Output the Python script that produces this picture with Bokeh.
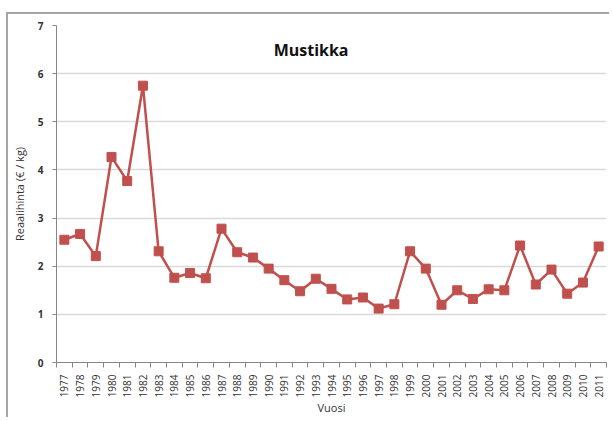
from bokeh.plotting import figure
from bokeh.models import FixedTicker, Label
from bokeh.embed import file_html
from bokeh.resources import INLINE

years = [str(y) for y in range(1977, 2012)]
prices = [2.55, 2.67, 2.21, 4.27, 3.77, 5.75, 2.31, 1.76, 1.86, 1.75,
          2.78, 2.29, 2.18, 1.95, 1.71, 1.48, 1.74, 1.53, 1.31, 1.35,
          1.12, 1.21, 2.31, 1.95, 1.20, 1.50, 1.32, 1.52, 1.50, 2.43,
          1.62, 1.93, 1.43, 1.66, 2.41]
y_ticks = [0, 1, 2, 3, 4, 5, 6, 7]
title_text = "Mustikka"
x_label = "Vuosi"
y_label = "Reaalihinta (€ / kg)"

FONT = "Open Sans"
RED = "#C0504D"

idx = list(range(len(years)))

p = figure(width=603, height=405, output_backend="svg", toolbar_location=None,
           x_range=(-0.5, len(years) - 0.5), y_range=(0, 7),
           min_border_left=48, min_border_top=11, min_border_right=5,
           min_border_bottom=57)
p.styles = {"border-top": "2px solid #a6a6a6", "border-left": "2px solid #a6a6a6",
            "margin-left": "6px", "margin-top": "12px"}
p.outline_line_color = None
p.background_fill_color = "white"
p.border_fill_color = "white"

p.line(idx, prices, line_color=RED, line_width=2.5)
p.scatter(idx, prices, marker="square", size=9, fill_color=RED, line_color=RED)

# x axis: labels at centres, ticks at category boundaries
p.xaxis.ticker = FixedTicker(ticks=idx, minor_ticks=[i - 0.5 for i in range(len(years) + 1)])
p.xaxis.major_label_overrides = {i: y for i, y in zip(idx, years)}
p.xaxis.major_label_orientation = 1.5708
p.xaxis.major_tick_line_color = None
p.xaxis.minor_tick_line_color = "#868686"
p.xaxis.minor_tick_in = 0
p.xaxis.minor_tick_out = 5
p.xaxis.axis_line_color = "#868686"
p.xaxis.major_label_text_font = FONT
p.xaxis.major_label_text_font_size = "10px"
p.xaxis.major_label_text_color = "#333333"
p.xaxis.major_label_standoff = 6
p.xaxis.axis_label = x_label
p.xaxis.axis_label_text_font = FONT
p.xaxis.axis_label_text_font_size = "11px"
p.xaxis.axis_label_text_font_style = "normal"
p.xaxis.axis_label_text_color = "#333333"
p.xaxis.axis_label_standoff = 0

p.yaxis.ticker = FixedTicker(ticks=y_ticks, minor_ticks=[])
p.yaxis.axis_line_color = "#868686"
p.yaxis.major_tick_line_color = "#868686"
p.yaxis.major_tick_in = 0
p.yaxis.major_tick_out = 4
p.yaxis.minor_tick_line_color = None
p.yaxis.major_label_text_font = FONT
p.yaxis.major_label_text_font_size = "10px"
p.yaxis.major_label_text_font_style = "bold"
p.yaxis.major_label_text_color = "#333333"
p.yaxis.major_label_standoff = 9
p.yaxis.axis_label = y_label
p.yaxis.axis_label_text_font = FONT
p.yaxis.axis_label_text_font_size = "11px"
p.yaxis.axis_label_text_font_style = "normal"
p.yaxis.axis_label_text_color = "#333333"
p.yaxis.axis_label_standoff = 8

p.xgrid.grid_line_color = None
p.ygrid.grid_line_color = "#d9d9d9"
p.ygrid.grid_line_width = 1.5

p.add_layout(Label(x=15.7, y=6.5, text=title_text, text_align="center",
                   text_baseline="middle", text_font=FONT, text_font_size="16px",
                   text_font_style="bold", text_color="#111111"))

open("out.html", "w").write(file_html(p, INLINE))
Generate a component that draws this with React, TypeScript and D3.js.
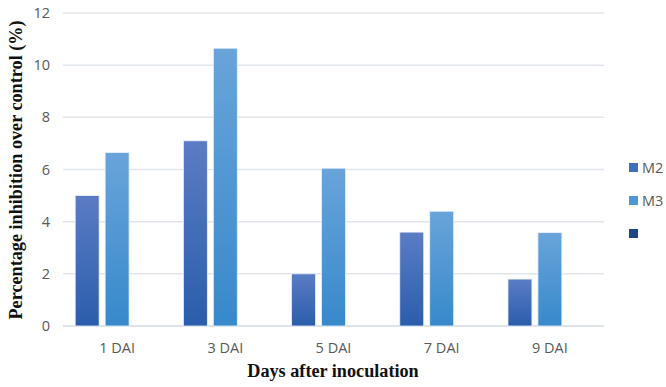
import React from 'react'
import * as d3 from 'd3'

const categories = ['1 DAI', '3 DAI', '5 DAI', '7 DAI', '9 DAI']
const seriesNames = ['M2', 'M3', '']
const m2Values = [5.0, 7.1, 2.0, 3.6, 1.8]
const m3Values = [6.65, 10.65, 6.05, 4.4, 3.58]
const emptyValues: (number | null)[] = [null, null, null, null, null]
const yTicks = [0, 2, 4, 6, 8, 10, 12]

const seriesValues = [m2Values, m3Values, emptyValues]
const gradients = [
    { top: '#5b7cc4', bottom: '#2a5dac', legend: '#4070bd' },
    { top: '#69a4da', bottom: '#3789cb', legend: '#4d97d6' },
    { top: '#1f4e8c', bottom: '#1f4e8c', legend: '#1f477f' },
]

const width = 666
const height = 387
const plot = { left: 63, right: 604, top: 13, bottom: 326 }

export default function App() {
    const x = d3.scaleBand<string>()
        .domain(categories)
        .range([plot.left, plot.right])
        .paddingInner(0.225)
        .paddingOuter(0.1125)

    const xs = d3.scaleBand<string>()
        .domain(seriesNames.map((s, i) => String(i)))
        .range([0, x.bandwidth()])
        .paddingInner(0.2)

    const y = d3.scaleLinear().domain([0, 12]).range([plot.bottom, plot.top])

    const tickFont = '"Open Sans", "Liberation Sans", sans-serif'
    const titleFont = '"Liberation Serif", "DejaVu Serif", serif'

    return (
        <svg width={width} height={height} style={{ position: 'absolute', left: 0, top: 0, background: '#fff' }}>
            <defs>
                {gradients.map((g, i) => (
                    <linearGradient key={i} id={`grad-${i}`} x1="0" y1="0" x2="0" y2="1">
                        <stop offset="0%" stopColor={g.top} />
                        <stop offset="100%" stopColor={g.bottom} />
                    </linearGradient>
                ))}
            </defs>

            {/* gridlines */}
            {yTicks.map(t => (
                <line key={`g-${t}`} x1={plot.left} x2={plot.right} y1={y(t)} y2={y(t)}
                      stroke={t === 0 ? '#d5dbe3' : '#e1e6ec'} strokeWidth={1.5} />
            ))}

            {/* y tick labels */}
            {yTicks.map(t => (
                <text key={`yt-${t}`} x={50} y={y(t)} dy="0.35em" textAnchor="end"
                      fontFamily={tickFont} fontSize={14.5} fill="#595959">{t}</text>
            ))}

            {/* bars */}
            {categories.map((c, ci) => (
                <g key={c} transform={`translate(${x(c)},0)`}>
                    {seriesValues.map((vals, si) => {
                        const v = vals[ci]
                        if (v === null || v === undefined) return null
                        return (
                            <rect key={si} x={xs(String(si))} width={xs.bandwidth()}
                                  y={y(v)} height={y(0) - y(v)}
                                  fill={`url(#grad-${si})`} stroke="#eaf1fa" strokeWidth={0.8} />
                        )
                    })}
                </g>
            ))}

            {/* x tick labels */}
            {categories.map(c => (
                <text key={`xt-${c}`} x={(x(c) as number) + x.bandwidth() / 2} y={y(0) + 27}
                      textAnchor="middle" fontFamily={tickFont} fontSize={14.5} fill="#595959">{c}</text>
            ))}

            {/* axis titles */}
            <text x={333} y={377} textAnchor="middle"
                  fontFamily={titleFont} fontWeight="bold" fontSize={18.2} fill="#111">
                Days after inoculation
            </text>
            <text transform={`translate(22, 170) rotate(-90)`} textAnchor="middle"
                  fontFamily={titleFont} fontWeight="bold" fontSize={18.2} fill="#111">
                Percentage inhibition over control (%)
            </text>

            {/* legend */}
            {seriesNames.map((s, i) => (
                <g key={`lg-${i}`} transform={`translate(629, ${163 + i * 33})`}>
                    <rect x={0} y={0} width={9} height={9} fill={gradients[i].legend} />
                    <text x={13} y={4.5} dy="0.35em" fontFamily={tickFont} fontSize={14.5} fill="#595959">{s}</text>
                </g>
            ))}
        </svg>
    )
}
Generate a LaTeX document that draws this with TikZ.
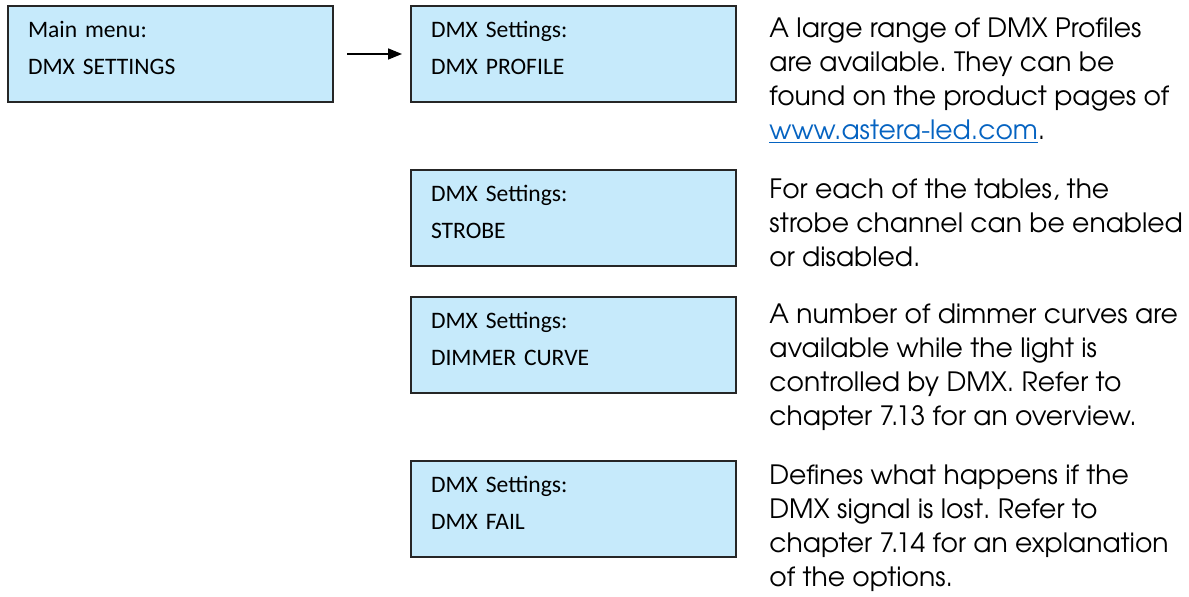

PROBLEM> Copy, exactly as they stand, the lines from the one that holds "Generate a component" to the one that holds "import * as d3 from 'd3'", both included, and drop every picture.

CORRECT OUTPUT>
Generate a component that draws this with React, TypeScript and D3.js.
import React from 'react'
import * as d3 from 'd3'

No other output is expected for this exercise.